### WHAT NEEDS TO BE DONE
Give every line again exactly as it appears, please, but not the pictures.

↓

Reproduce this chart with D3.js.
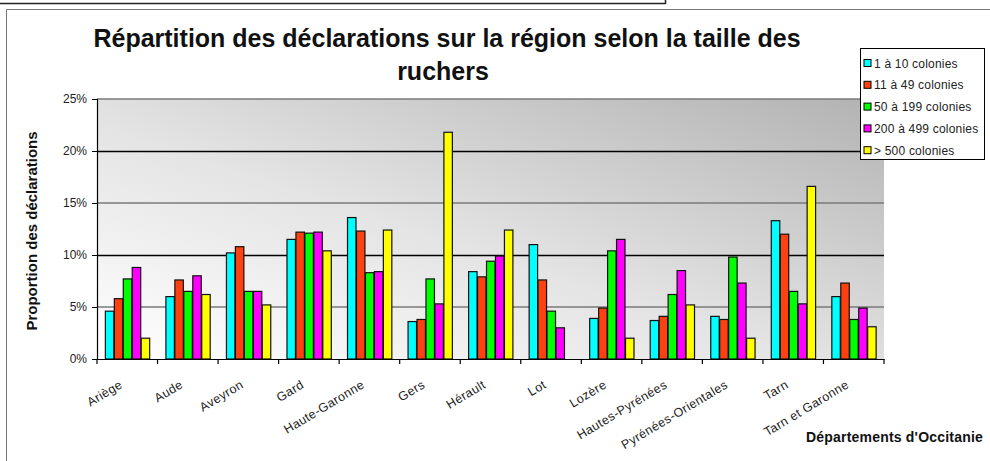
<!DOCTYPE html>
<html><head><meta charset="utf-8">
<script src="https://cdn.jsdelivr.net/npm/d3@7"></script>
<style>body{margin:0;background:#fff}svg{display:block;font-family:Arial,"Liberation Sans",sans-serif}</style>
</head><body><svg id="c" width="990" height="461"></svg>
<script>
const categories = ["Ariège","Aude","Aveyron","Gard","Haute-Garonne","Gers","Hérault","Lot","Lozère","Hautes-Pyrénées","Pyrénées-Orientales","Tarn","Tarn et Garonne"];
const seriesNames = ["1 à 10 colonies","11 à 49 colonies","50 à 199 colonies","200 à 499 colonies","> 500 colonies"];
const s1 = [4.6, 6.0, 10.2, 11.5, 13.6, 3.6, 8.4, 11.0, 3.9, 3.7, 4.1, 13.3, 6.0];
const s2 = [5.8, 7.6, 10.8, 12.2, 12.3, 3.8, 7.9, 7.6, 4.9, 4.1, 3.8, 12.0, 7.3];
const s3 = [7.7, 6.5, 6.5, 12.1, 8.3, 7.7, 9.4, 4.6, 10.4, 6.2, 9.8, 6.5, 3.8];
const s4 = [8.8, 8.0, 6.5, 12.2, 8.4, 5.3, 9.9, 3.0, 11.5, 8.5, 7.3, 5.3, 4.9];
const s5 = [2.0, 6.2, 5.2, 10.4, 12.4, 21.8, 12.4, 0, 2.0, 5.2, 2.0, 16.6, 3.1];
const yTicks = [0, 5, 10, 15, 20, 25];
const colors = ["#00ffff","#ff4010","#00ff00","#ff00ff","#ffff00"];
const series = [s1, s2, s3, s4, s5];

const svg = d3.select("#c");
const L = 97, R = 884, T = 99, B = 359;

// frames
svg.append("path").attr("d","M0,3.5H665.5V0").attr("fill","none").attr("stroke","#222").attr("stroke-width",1.5);
svg.append("path").attr("d","M6.5,461V9.5H990").attr("fill","none").attr("stroke","#777").attr("stroke-width",1);

const defs = svg.append("defs");
const g = defs.append("linearGradient").attr("id","bg").attr("x1","0").attr("y1","1").attr("x2","1").attr("y2","0");
g.append("stop").attr("offset","0").attr("stop-color","#ffffff");
g.append("stop").attr("offset","0.45").attr("stop-color","#e4e4e4");
g.append("stop").attr("offset","1").attr("stop-color","#b2b2b2");

const x = d3.scaleBand().domain(categories).range([L, R]).paddingInner(0.26).paddingOuter(0.13);
const xb = d3.scaleBand().domain(categories).range([L, R]);
const xs = d3.scaleBand().domain(d3.range(5)).range([0, x.bandwidth()]);
const y = d3.scaleLinear().domain([0, 25]).range([B, T]);

svg.append("rect").attr("x",L).attr("y",T).attr("width",R-L).attr("height",B-T).attr("fill","url(#bg)");

// gridlines
svg.append("g").selectAll("line").data(yTicks.filter(d=>d>0)).join("line")
  .attr("x1",L).attr("x2",R)
  .attr("y1",d=>Math.round(y(d))+ (d%10===0?0.5:0)).attr("y2",d=>Math.round(y(d))+(d%10===0?0.5:0))
  .attr("stroke",d=>d%10===0?"#000":"#7a7a7a").attr("stroke-width",d=>d%10===0?1.6:1.4);

// bars
const groups = svg.append("g").selectAll("g").data(categories).join("g")
  .attr("transform",d=>`translate(${x(d)},0)`);
groups.selectAll("rect").data((d,i)=>series.map((s,k)=>({k,v:s[i]})).filter(o=>o.v>0)).join("rect")
  .attr("x",o=>xs(o.k)+0.5).attr("width",xs.bandwidth()-0.5)
  .attr("y",o=>y(o.v)).attr("height",o=>B-y(o.v))
  .attr("fill",o=>colors[o.k]).attr("stroke","#111").attr("stroke-width",1.2);

// axes
const yAxis = d3.axisLeft(y).tickValues(yTicks).tickFormat(d=>d+"%").tickSize(5).tickPadding(5);
const ya = svg.append("g").attr("transform",`translate(${L},0)`).call(yAxis);
ya.select(".domain").attr("stroke","#000").attr("stroke-width",1.2);
ya.selectAll("text").attr("font-size",12).attr("fill","#222").attr("font-family","Arial,'Liberation Sans',sans-serif");

const xAxis = d3.axisBottom(xb).tickSize(0).tickFormat("");
const xa = svg.append("g").attr("transform",`translate(0,${B})`).call(xAxis);
xa.select(".domain").attr("stroke","#000").attr("stroke-width",1.2);
// category boundary ticks
svg.append("g").selectAll("line").data(categories.map(c=>xb(c)).concat([R])).join("line")
  .attr("x1",d=>d).attr("x2",d=>d).attr("y1",B).attr("y2",B+5).attr("stroke","#000").attr("stroke-width",1.2);

// x labels
svg.append("g").selectAll("text").data(categories).join("text")
  .attr("transform",d=>`translate(${xb(d)+xb.bandwidth()/2-4},${387}) rotate(-31)`)
  .attr("text-anchor","end").attr("font-size",12.5).attr("letter-spacing",0.4).attr("fill","#222").text(d=>d);

// titles
svg.append("text").attr("x",447).attr("y",47).attr("text-anchor","middle").attr("font-size",25).attr("font-weight","bold").attr("fill","#111")
  .text("Répartition des déclarations sur la région selon la taille des");
svg.append("text").attr("x",443).attr("y",80).attr("text-anchor","middle").attr("font-size",25).attr("font-weight","bold").attr("fill","#111")
  .text("ruchers");
svg.append("text").attr("transform","translate(37,231) rotate(-90)").attr("text-anchor","middle").attr("font-size",15).attr("font-weight","bold").attr("fill","#111")
  .text("Proportion des déclarations");
svg.append("text").attr("x",806).attr("y",442).attr("font-size",14).attr("font-weight","bold").attr("letter-spacing",0.2).attr("fill","#111")
  .text("Départements d'Occitanie");

// legend
const lg = svg.append("g");
lg.append("rect").attr("x",860.5).attr("y",48.5).attr("width",124).attr("height",111).attr("fill","#fff").attr("stroke","#000").attr("stroke-width",1);
const items = lg.selectAll("g").data(seriesNames).join("g").attr("transform",(d,i)=>`translate(864,${63+i*21.8})`);
items.append("rect").attr("x",0).attr("y",-3.5).attr("width",7).attr("height",7).attr("fill",(d,i)=>colors[i]).attr("stroke","#000").attr("stroke-width",1);
items.append("text").attr("x",10).attr("y",4.5).attr("font-size",12).attr("letter-spacing",0.2).attr("fill","#222").text(d=>d);
</script></body></html>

↑

### RESULT OF THIS TASK
Reproduce this chart with D3.js.
<!DOCTYPE html>
<html><head><meta charset="utf-8">
<script src="https://cdn.jsdelivr.net/npm/d3@7"></script>
<style>body{margin:0;background:#fff}svg{display:block;font-family:Arial,"Liberation Sans",sans-serif}</style>
</head><body><svg id="c" width="990" height="461"></svg>
<script>
const categories = ["Ariège","Aude","Aveyron","Gard","Haute-Garonne","Gers","Hérault","Lot","Lozère","Hautes-Pyrénées","Pyrénées-Orientales","Tarn","Tarn et Garonne"];
const seriesNames = ["1 à 10 colonies","11 à 49 colonies","50 à 199 colonies","200 à 499 colonies","> 500 colonies"];
const s1 = [4.6, 6.0, 10.2, 11.5, 13.6, 3.6, 8.4, 11.0, 3.9, 3.7, 4.1, 13.3, 6.0];
const s2 = [5.8, 7.6, 10.8, 12.2, 12.3, 3.8, 7.9, 7.6, 4.9, 4.1, 3.8, 12.0, 7.3];
const s3 = [7.7, 6.5, 6.5, 12.1, 8.3, 7.7, 9.4, 4.6, 10.4, 6.2, 9.8, 6.5, 3.8];
const s4 = [8.8, 8.0, 6.5, 12.2, 8.4, 5.3, 9.9, 3.0, 11.5, 8.5, 7.3, 5.3, 4.9];
const s5 = [2.0, 6.2, 5.2, 10.4, 12.4, 21.8, 12.4, 0, 2.0, 5.2, 2.0, 16.6, 3.1];
const yTicks = [0, 5, 10, 15, 20, 25];
const colors = ["#00ffff","#ff4010","#00ff00","#ff00ff","#ffff00"];
const series = [s1, s2, s3, s4, s5];

const svg = d3.select("#c");
const L = 97, R = 884, T = 99, B = 359;

// frames
svg.append("path").attr("d","M0,3.5H665.5V0").attr("fill","none").attr("stroke","#222").attr("stroke-width",1.5);
svg.append("path").attr("d","M6.5,461V9.5H990").attr("fill","none").attr("stroke","#777").attr("stroke-width",1);

const defs = svg.append("defs");
const g = defs.append("linearGradient").attr("id","bg").attr("x1","0").attr("y1","1").attr("x2","1").attr("y2","0");
g.append("stop").attr("offset","0").attr("stop-color","#ffffff");
g.append("stop").attr("offset","0.45").attr("stop-color","#e4e4e4");
g.append("stop").attr("offset","1").attr("stop-color","#b2b2b2");

const x = d3.scaleBand().domain(categories).range([L, R]).paddingInner(0.26).paddingOuter(0.13);
const xb = d3.scaleBand().domain(categories).range([L, R]);
const xs = d3.scaleBand().domain(d3.range(5)).range([0, x.bandwidth()]);
const y = d3.scaleLinear().domain([0, 25]).range([B, T]);

svg.append("rect").attr("x",L).attr("y",T).attr("width",R-L).attr("height",B-T).attr("fill","url(#bg)");

// gridlines
svg.append("g").selectAll("line").data(yTicks.filter(d=>d>0)).join("line")
  .attr("x1",L).attr("x2",R)
  .attr("y1",d=>Math.round(y(d))+ (d%10===0?0.5:0)).attr("y2",d=>Math.round(y(d))+(d%10===0?0.5:0))
  .attr("stroke",d=>d%10===0?"#000":"#7a7a7a").attr("stroke-width",d=>d%10===0?1.6:1.4);

// bars
const groups = svg.append("g").selectAll("g").data(categories).join("g")
  .attr("transform",d=>`translate(${x(d)},0)`);
groups.selectAll("rect").data((d,i)=>series.map((s,k)=>({k,v:s[i]})).filter(o=>o.v>0)).join("rect")
  .attr("x",o=>xs(o.k)+0.5).attr("width",xs.bandwidth()-0.5)
  .attr("y",o=>y(o.v)).attr("height",o=>B-y(o.v))
  .attr("fill",o=>colors[o.k]).attr("stroke","#111").attr("stroke-width",1.2);

// axes
const yAxis = d3.axisLeft(y).tickValues(yTicks).tickFormat(d=>d+"%").tickSize(5).tickPadding(5);
const ya = svg.append("g").attr("transform",`translate(${L},0)`).call(yAxis);
ya.select(".domain").attr("stroke","#000").attr("stroke-width",1.2);
ya.selectAll("text").attr("font-size",12).attr("fill","#222").attr("font-family","Arial,'Liberation Sans',sans-serif");

const xAxis = d3.axisBottom(xb).tickSize(0).tickFormat("");
const xa = svg.append("g").attr("transform",`translate(0,${B})`).call(xAxis);
xa.select(".domain").attr("stroke","#000").attr("stroke-width",1.2);
// category boundary ticks
svg.append("g").selectAll("line").data(categories.map(c=>xb(c)).concat([R])).join("line")
  .attr("x1",d=>d).attr("x2",d=>d).attr("y1",B).attr("y2",B+5).attr("stroke","#000").attr("stroke-width",1.2);

// x labels
svg.append("g").selectAll("text").data(categories).join("text")
  .attr("transform",d=>`translate(${xb(d)+xb.bandwidth()/2-4},${387}) rotate(-31)`)
  .attr("text-anchor","end").attr("font-size",12.5).attr("letter-spacing",0.4).attr("fill","#222").text(d=>d);

// titles
svg.append("text").attr("x",447).attr("y",47).attr("text-anchor","middle").attr("font-size",25).attr("font-weight","bold").attr("fill","#111")
  .text("Répartition des déclarations sur la région selon la taille des");
svg.append("text").attr("x",443).attr("y",80).attr("text-anchor","middle").attr("font-size",25).attr("font-weight","bold").attr("fill","#111")
  .text("ruchers");
svg.append("text").attr("transform","translate(37,231) rotate(-90)").attr("text-anchor","middle").attr("font-size",15).attr("font-weight","bold").attr("fill","#111")
  .text("Proportion des déclarations");
svg.append("text").attr("x",806).attr("y",442).attr("font-size",14).attr("font-weight","bold").attr("letter-spacing",0.2).attr("fill","#111")
  .text("Départements d'Occitanie");

// legend
const lg = svg.append("g");
lg.append("rect").attr("x",860.5).attr("y",48.5).attr("width",124).attr("height",111).attr("fill","#fff").attr("stroke","#000").attr("stroke-width",1);
const items = lg.selectAll("g").data(seriesNames).join("g").attr("transform",(d,i)=>`translate(864,${63+i*21.8})`);
items.append("rect").attr("x",0).attr("y",-3.5).attr("width",7).attr("height",7).attr("fill",(d,i)=>colors[i]).attr("stroke","#000").attr("stroke-width",1);
items.append("text").attr("x",10).attr("y",4.5).attr("font-size",12).attr("letter-spacing",0.2).attr("fill","#222").text(d=>d);
</script></body></html>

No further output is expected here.